If revenue churn is the bigger problem, I look at pricing and packaging first. A weak upgrade path, a sharp price jump, or a limited mid-tier plan can push customers into contraction instead of expansion. In that case, the product may be keeping users, but the plan structure is limiting MRR.
If customer churn is the bigger problem, I look at onboarding and fit. A cheap plan with high logo loss can still hurt growth because it creates support work and wastes acquisition spend. The revenue hit may look small, but the customer experience is still telling me something useful.
If the issue sits in a few accounts, I separate them from the rest of the base. That lets me see whether churn is coming from a narrow segment or from the product overall. A concentrated loss often needs a segment-specific fix, not a company-wide one.
I also use the churn trend when I build a forecast. If contraction keeps rising, I cannot trust a simple growth line. I need a view that includes churned MRR, expansion MRR, and the rate at which different plans move. My Baremetrics financial forecasting guide helps me keep that picture honest.
In practice, I ask three questions. Which segment is leaving? How much revenue does that segment control? And is the loss coming from cancellations, downgrades, or both?
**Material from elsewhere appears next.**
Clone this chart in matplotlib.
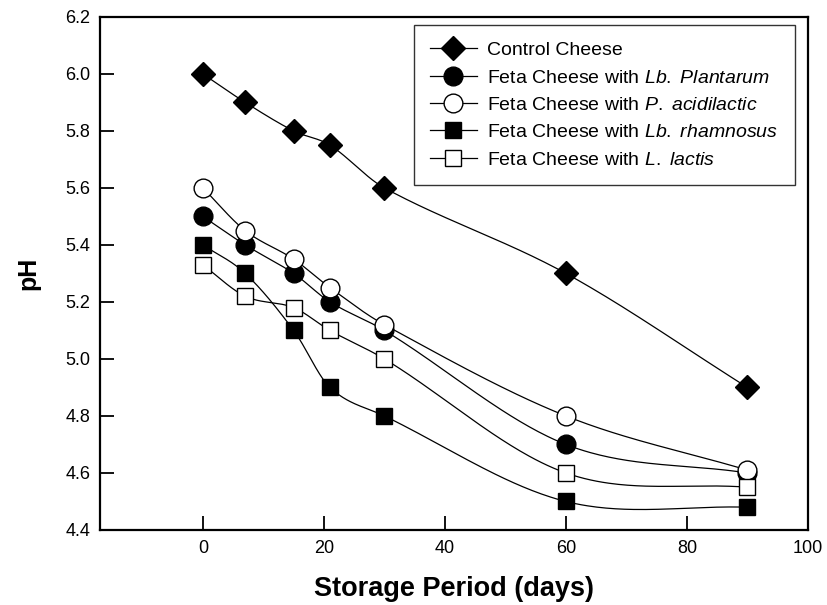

Once I answer those, the next move gets much clearer.
Conclusion
Customer churn tells me how many accounts walked out the door. Revenue churn tells me how much money went with them. In Baremetrics, I need both numbers, because each one hides what the other reveals.
The real value is in the gap. When the two move apart, I start looking for pricing issues, segment imbalance, downgrades, or expansion that hides weakness somewhere else. That is where the next decision comes from.
If I read revenue churn and customer churn together, I get a cleaner view of retention, and a better shot at fixing the right problem.